--- Start of Dataset excerpts ---

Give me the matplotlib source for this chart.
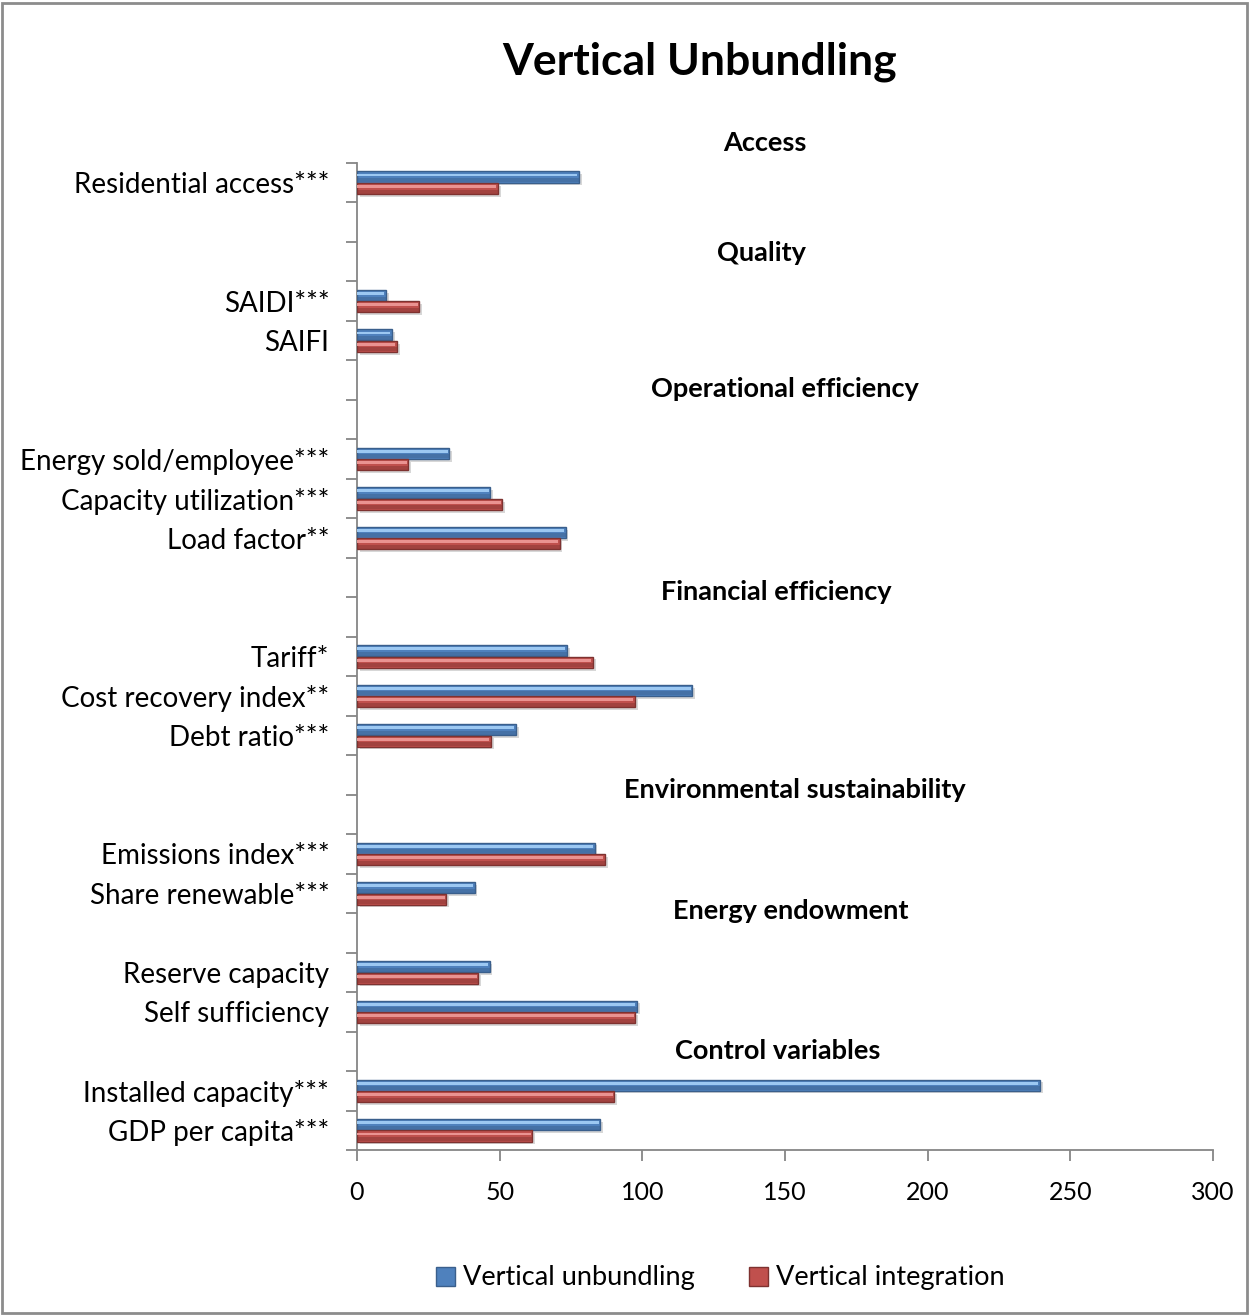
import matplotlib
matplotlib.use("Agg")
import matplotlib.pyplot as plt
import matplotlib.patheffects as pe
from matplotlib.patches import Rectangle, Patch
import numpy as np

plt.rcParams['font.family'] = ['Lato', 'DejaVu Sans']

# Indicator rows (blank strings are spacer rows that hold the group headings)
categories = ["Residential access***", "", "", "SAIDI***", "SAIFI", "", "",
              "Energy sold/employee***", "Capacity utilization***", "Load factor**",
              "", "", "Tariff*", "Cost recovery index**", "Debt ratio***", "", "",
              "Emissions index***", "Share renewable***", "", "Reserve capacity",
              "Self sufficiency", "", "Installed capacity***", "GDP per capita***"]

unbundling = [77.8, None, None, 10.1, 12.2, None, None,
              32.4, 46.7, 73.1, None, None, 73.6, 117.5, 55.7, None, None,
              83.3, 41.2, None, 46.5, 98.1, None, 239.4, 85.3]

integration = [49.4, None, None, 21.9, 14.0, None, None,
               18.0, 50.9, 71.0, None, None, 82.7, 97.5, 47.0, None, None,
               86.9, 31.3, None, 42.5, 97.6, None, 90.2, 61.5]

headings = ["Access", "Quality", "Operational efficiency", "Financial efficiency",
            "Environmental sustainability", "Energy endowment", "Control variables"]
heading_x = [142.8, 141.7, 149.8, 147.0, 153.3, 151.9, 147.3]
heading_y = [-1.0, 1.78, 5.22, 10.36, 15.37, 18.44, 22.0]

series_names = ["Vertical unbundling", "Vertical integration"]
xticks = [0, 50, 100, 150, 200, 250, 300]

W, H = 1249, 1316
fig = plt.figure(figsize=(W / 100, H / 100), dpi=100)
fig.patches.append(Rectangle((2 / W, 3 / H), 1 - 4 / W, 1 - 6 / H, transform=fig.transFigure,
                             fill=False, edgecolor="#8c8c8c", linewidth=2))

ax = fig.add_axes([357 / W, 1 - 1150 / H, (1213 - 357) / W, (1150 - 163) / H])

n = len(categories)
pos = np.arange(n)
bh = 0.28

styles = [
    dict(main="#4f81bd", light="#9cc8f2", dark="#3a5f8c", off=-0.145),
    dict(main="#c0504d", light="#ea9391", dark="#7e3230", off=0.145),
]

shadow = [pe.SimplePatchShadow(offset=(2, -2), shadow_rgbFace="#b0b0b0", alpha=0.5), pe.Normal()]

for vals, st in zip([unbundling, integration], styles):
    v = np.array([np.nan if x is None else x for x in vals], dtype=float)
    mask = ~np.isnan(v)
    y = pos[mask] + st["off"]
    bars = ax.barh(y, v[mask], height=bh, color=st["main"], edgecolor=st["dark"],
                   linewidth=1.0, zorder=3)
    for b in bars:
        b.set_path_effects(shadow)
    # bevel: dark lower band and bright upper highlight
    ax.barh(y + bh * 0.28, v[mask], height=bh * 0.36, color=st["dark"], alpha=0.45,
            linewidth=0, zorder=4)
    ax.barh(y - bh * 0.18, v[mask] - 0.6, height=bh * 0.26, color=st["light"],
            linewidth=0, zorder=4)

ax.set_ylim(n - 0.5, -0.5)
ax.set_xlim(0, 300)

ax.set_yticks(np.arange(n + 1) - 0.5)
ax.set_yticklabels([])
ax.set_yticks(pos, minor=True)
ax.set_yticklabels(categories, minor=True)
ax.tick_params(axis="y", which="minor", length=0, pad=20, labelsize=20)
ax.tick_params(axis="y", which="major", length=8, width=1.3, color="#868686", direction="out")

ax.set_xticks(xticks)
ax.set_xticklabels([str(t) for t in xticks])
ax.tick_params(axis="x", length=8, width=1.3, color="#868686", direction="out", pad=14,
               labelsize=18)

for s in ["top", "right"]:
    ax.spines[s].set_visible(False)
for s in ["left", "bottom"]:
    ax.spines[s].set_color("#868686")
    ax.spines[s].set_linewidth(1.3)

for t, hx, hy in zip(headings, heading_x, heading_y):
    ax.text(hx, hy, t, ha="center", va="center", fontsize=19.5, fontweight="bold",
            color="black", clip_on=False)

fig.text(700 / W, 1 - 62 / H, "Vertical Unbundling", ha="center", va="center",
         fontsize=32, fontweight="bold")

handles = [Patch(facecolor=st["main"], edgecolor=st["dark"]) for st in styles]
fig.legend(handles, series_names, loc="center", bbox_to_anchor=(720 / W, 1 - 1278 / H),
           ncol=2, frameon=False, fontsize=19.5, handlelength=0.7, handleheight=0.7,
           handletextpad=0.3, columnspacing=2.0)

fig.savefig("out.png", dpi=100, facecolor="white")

--- End of Dataset excerpts ---
--- Start of Dataset excerpts ---

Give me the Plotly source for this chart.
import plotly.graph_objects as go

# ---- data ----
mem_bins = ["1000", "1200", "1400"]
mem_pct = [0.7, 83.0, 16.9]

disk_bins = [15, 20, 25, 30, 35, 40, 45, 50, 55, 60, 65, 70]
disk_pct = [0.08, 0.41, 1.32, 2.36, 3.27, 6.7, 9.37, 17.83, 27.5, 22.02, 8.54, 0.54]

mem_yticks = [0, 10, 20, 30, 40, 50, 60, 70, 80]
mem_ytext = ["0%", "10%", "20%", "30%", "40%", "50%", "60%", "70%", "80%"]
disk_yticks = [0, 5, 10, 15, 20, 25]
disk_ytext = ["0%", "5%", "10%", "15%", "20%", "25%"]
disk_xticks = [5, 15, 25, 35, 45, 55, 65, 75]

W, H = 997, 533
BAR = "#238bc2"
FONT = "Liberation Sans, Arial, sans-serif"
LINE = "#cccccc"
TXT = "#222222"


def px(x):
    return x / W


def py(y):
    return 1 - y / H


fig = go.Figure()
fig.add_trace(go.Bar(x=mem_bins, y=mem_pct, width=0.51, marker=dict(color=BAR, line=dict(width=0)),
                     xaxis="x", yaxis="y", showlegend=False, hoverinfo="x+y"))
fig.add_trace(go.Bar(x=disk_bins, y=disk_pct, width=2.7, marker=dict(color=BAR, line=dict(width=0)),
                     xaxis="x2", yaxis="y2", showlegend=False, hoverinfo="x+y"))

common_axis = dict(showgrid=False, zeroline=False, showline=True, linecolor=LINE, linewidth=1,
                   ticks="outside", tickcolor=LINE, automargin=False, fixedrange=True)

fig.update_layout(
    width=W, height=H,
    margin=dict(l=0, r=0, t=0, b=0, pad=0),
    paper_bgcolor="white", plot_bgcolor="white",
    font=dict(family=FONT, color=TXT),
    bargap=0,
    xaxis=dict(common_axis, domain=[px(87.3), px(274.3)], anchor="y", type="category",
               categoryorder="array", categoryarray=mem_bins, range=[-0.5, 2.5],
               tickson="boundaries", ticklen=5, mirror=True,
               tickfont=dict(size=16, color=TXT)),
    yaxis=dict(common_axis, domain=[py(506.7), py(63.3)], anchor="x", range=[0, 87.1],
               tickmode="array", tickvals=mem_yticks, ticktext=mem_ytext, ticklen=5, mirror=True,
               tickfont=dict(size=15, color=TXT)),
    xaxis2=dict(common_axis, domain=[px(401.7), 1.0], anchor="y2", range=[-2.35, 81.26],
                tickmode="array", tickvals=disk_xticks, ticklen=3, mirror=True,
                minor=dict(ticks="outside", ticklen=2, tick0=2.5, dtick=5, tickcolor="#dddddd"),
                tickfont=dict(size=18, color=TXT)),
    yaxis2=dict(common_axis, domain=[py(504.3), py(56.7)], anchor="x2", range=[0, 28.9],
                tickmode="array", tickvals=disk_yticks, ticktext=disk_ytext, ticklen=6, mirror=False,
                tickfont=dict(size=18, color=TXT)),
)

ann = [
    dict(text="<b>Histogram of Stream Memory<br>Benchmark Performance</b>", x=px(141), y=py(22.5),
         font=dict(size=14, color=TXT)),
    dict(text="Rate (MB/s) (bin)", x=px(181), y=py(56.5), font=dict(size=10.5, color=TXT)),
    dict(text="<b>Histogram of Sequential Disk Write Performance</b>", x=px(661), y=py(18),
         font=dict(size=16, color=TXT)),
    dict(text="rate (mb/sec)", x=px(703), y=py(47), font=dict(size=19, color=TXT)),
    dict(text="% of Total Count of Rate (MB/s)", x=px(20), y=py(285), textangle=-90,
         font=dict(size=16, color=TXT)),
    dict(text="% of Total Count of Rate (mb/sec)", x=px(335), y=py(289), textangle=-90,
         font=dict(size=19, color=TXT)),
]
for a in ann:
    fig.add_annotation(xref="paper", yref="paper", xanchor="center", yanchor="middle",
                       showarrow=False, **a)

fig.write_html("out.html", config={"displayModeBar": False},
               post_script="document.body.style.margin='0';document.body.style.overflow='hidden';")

--- End of Dataset excerpts ---
--- Start of Dataset excerpts ---

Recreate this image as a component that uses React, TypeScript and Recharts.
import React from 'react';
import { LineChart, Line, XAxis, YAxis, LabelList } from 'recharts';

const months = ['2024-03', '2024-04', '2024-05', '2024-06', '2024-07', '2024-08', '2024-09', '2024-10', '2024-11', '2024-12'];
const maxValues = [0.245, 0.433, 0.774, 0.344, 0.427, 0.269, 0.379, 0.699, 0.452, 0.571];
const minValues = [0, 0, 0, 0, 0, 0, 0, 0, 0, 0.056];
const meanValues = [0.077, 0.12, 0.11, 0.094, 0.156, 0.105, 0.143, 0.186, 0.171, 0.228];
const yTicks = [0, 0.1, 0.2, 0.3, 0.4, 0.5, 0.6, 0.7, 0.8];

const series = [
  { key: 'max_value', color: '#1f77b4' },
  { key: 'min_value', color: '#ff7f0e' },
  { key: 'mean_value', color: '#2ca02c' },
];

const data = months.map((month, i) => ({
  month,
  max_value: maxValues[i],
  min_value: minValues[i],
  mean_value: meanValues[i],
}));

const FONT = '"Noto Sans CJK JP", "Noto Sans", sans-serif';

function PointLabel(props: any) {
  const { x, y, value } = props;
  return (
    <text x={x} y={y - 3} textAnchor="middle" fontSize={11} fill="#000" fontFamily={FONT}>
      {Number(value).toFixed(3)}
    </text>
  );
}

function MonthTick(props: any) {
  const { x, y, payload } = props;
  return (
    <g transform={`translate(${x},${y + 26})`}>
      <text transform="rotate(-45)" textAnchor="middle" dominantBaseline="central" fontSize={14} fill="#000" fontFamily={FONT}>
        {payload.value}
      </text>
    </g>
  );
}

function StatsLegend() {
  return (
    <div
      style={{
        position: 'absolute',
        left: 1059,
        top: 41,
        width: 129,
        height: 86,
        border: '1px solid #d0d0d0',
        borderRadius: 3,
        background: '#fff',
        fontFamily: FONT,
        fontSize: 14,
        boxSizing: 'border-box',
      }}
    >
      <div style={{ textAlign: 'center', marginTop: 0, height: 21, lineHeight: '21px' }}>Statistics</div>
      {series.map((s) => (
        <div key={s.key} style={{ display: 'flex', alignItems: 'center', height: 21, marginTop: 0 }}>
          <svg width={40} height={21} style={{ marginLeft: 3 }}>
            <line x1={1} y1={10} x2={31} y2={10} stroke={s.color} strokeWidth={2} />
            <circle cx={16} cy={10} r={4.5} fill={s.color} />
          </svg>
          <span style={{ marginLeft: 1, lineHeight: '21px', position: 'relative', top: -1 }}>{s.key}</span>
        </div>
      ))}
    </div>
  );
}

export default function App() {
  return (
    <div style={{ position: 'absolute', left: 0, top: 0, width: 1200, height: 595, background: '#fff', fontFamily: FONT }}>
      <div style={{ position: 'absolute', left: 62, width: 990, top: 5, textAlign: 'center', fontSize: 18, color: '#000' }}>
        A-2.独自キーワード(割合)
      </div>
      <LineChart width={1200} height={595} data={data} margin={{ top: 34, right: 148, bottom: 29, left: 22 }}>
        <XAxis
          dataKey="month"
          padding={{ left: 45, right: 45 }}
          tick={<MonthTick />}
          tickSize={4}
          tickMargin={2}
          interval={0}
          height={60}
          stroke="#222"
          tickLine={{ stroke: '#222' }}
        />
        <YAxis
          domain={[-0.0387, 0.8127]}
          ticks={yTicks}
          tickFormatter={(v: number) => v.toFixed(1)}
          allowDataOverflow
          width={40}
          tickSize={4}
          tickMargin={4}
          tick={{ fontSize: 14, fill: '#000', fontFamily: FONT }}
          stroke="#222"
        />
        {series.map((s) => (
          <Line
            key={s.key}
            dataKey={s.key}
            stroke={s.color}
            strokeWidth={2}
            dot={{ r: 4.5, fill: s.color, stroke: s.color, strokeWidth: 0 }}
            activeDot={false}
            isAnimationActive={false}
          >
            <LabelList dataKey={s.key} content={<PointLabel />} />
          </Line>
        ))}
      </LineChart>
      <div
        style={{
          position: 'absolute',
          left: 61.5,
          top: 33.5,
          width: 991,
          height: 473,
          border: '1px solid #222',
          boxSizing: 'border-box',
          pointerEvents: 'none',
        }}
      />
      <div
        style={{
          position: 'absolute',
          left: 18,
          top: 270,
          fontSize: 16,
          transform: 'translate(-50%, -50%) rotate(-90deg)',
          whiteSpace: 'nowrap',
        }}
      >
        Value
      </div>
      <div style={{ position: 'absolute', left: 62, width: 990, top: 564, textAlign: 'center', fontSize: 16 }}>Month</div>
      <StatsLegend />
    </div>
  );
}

--- End of Dataset excerpts ---

→ **Do this**:
Of the lines above, quote exactly those from the one with "Give me the matplotlib source for this chart." through the one with "ax = fig.add_axes([357", ends included; pictures stay out.

→ **Full solution**:
Give me the matplotlib source for this chart.
import matplotlib
matplotlib.use("Agg")
import matplotlib.pyplot as plt
import matplotlib.patheffects as pe
from matplotlib.patches import Rectangle, Patch
import numpy as np

plt.rcParams['font.family'] = ['Lato', 'DejaVu Sans']

# Indicator rows (blank strings are spacer rows that hold the group headings)
categories = ["Residential access***", "", "", "SAIDI***", "SAIFI", "", "",
              "Energy sold/employee***", "Capacity utilization***", "Load factor**",
              "", "", "Tariff*", "Cost recovery index**", "Debt ratio***", "", "",
              "Emissions index***", "Share renewable***", "", "Reserve capacity",
              "Self sufficiency", "", "Installed capacity***", "GDP per capita***"]

unbundling = [77.8, None, None, 10.1, 12.2, None, None,
              32.4, 46.7, 73.1, None, None, 73.6, 117.5, 55.7, None, None,
              83.3, 41.2, None, 46.5, 98.1, None, 239.4, 85.3]

integration = [49.4, None, None, 21.9, 14.0, None, None,
               18.0, 50.9, 71.0, None, None, 82.7, 97.5, 47.0, None, None,
               86.9, 31.3, None, 42.5, 97.6, None, 90.2, 61.5]

headings = ["Access", "Quality", "Operational efficiency", "Financial efficiency",
            "Environmental sustainability", "Energy endowment", "Control variables"]
heading_x = [142.8, 141.7, 149.8, 147.0, 153.3, 151.9, 147.3]
heading_y = [-1.0, 1.78, 5.22, 10.36, 15.37, 18.44, 22.0]

series_names = ["Vertical unbundling", "Vertical integration"]
xticks = [0, 50, 100, 150, 200, 250, 300]

W, H = 1249, 1316
fig = plt.figure(figsize=(W / 100, H / 100), dpi=100)
fig.patches.append(Rectangle((2 / W, 3 / H), 1 - 4 / W, 1 - 6 / H, transform=fig.transFigure,
                             fill=False, edgecolor="#8c8c8c", linewidth=2))

ax = fig.add_axes([357 / W, 1 - 1150 / H, (1213 - 357) / W, (1150 - 163) / H])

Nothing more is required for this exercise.